Distressed debt mutual funds manage risk through diversification, expert analysis, and strategic planning, ensuring that even investments in troubled companies have a chance for recovery. These funds focus on distressed securities that can offer high returns, but with proper risk management techniques in place.



Diversification

One of the primary ways distressed debt funds manage risk is through diversification. They invest in a wide variety of distressed assets across different sectors and companies. This reduces the impact of any one investment failing, allowing the portfolio to weather adverse conditions more effectively.

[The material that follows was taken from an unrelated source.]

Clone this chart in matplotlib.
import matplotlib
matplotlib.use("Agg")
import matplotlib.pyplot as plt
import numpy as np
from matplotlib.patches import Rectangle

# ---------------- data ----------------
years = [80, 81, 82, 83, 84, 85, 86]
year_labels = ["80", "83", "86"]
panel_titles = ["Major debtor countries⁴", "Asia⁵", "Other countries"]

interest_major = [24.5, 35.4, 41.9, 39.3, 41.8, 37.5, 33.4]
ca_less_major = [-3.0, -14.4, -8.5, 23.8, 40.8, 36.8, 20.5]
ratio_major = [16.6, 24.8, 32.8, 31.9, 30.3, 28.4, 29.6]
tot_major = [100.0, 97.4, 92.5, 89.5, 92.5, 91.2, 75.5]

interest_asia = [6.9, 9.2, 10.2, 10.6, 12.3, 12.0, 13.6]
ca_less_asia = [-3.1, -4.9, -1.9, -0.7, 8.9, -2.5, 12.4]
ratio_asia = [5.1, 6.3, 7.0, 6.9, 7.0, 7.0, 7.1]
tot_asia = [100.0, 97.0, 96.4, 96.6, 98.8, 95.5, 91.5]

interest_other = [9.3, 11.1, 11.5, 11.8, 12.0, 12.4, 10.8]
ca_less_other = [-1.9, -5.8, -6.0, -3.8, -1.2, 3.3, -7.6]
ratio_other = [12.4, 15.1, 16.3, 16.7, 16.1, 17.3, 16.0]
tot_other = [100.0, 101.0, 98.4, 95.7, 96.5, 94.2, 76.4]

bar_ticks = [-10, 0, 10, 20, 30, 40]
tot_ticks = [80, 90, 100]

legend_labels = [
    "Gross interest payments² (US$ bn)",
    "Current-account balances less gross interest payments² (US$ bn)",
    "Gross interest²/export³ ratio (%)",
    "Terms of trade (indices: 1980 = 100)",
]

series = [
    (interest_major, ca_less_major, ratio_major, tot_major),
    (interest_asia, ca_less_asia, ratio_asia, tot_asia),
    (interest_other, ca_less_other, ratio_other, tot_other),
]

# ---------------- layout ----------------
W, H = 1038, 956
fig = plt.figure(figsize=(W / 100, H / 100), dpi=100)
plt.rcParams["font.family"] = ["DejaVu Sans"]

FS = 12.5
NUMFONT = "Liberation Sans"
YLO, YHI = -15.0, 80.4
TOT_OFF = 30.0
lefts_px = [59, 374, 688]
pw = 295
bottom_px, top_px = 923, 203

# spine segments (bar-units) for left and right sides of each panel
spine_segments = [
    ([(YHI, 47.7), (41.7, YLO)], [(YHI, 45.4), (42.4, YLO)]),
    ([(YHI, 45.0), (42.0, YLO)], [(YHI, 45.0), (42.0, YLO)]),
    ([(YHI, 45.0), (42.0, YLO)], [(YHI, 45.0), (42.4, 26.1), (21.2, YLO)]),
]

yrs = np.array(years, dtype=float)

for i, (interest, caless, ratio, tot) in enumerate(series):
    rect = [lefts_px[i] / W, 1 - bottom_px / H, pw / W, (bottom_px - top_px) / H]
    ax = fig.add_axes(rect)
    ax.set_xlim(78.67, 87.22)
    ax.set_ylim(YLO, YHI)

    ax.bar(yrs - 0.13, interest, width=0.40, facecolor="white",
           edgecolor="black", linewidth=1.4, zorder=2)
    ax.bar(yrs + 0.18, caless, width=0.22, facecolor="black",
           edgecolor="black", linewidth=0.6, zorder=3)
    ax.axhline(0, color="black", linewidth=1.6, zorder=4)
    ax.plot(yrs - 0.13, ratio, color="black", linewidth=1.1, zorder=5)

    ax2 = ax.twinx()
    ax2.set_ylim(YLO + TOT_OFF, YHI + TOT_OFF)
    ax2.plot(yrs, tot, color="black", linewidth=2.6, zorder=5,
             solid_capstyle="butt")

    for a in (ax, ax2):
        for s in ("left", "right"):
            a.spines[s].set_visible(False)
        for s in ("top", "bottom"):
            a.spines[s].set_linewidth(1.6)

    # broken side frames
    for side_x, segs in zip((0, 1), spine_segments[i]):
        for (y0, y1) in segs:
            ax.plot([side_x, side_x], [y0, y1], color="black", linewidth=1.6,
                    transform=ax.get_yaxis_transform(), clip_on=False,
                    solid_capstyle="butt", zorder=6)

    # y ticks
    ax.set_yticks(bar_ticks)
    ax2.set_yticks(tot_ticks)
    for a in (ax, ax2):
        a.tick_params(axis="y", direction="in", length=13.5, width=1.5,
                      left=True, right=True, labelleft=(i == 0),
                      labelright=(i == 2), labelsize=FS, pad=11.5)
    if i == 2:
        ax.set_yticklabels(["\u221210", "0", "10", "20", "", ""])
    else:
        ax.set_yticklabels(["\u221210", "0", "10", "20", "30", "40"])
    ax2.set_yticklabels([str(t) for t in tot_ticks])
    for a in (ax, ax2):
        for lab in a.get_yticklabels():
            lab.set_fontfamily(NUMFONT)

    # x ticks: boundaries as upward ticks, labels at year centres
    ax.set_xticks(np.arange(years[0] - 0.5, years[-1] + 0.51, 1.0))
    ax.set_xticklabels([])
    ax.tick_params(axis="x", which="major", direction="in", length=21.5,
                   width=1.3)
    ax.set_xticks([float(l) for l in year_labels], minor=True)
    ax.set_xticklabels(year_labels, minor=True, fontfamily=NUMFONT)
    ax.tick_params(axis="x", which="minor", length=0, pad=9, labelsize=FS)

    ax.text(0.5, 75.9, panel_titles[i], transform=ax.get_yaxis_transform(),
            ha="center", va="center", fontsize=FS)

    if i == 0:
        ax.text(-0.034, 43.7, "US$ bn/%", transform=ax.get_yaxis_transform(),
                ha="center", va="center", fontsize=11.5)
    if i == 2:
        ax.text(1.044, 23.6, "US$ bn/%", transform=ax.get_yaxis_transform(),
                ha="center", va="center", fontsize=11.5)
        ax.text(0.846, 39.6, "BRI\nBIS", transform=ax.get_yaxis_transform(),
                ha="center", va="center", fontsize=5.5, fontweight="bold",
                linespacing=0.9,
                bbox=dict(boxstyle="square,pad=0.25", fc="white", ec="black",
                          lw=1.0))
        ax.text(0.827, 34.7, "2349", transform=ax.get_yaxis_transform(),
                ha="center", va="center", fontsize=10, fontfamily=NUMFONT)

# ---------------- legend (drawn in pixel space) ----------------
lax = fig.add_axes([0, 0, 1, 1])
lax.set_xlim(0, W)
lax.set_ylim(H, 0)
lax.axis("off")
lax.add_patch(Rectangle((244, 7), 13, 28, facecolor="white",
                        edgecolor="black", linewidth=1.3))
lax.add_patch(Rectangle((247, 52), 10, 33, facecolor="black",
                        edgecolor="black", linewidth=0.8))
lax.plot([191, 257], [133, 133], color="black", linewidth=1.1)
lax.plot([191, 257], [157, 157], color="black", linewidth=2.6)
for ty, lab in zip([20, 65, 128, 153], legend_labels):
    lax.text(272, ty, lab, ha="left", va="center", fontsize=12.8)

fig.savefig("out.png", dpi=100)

Thorough Research and Due Diligence

Before investing in distressed companies, fund managers conduct extensive research to assess the company’s financial health, market position, and overall potential for recovery. This due diligence process helps to mitigate risk by ensuring that only those assets with the best recovery potential are chosen.



Active Engagement in Restructuring

In many cases, distressed debt mutual funds actively engage with companies undergoing restructuring. This can include participating in negotiations, advocating for debt reduction, or guiding the company through the bankruptcy process. Their active involvement increases the chances of a positive outcome and maximizes potential returns.



Expert Credit Analysis and Legal Insights

Fund managers in distressed debt mutual funds rely on expert credit analysts and legal teams to evaluate the complexities of distressed securities. These experts assess potential risks and recovery scenarios in-depth, providing valuable insights that help mitigate investment risk.



Clear Exit Strategies

Distressed debt funds have clear exit strategies that help manage risk. These funds monitor market conditions closely and take timely action to either lock in profits or cut losses. This active risk management ensures that funds exit positions before they experience significant losses.




Distressed debt mutual funds use a combination of diversification, active engagement, expert analysis, and strategic planning to effectively manage risks associated with investing in troubled companies. By carefully selecting distressed assets with the best recovery potential and having a clear exit strategy in place, these funds aim to protect investors while offering substantial returns.